The Eye of the Storm: Gerhard Richter Catalogue Raisonné, Volume 3

In the February 21 New York Times, "Paper Gallery" editor Dana Jennings writes, "We do obsess about the weather. We gab and gossip about it, inhale it via the Weather Channel, brood on it out the kitchen window over morning coffee. The old radio farm reports had it right: Give 'em the weather and the wheat prices, and you got 'em hooked. In much the same way that we can't resist the external weather, the very best artists summon interior weathers that mesmerize us, psychic precip and visceral barometric pressures that move us.

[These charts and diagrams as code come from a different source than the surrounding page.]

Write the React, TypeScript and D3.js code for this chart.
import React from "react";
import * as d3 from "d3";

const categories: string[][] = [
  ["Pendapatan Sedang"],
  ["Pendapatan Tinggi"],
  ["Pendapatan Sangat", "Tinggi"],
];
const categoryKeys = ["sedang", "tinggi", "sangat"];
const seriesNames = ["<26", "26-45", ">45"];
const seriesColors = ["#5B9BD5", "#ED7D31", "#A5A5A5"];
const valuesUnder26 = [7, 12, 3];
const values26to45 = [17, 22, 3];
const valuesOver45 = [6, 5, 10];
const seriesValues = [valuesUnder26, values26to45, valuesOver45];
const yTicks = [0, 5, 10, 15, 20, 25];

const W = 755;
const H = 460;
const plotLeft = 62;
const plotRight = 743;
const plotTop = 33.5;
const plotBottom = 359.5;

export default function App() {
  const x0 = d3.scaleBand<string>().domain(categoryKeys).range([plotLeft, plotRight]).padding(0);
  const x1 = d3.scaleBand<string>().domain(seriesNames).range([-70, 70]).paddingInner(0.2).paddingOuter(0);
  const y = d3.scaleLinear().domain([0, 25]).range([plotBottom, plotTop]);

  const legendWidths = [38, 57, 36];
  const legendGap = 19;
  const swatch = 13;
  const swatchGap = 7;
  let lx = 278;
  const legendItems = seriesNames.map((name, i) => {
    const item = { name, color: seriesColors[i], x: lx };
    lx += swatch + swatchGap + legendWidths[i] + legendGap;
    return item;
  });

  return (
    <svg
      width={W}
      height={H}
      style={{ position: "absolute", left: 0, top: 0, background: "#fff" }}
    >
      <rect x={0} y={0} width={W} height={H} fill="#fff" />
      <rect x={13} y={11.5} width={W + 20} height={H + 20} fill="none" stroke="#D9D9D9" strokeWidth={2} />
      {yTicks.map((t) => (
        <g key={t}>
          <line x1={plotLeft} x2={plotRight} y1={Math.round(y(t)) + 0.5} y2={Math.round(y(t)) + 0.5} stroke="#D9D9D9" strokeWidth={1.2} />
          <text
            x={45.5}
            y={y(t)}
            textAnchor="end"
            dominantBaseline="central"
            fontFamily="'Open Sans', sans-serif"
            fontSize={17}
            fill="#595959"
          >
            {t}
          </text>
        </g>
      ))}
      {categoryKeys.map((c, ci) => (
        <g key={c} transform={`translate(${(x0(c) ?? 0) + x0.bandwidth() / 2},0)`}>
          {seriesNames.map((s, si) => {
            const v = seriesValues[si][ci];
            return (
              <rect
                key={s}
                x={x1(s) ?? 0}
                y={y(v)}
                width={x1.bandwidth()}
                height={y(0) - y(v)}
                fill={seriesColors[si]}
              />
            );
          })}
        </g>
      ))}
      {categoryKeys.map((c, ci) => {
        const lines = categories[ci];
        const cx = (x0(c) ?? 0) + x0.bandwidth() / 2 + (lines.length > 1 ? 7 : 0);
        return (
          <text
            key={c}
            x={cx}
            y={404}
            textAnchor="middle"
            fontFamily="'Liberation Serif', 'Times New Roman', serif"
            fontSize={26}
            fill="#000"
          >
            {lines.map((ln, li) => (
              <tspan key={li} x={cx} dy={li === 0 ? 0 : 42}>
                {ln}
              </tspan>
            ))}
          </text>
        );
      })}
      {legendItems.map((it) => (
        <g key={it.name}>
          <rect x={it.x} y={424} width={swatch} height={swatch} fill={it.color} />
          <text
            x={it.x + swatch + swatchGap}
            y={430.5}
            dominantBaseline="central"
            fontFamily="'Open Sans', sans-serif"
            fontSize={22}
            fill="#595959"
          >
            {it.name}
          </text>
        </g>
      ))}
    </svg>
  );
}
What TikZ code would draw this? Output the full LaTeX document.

Think about Bob Dylan's cryptic winds and Johnny Cash's dark thunder, Emily Dickinson's attic squalls and Billy Collins's amused zephyrs, van Gogh's anguished gusts and Pollock's furious typhoons." Featured image, "Abstract Painting (634)" (1987), is reproduced from Gerhard Richter: Catalogue Raisonné, Volume 3. "Mr. Richter is the tornado and the blizzard of contemporary art, and I can’t tear my eyes from his work," Jennings writes. "Most striking are his abstracts. No. 634 in his “Abstract Painting” series is a canvas to tumble into. It’s a dynamic cosmos of paint and brush strokes: yellows and blues, reds and greens, inhale and exhale."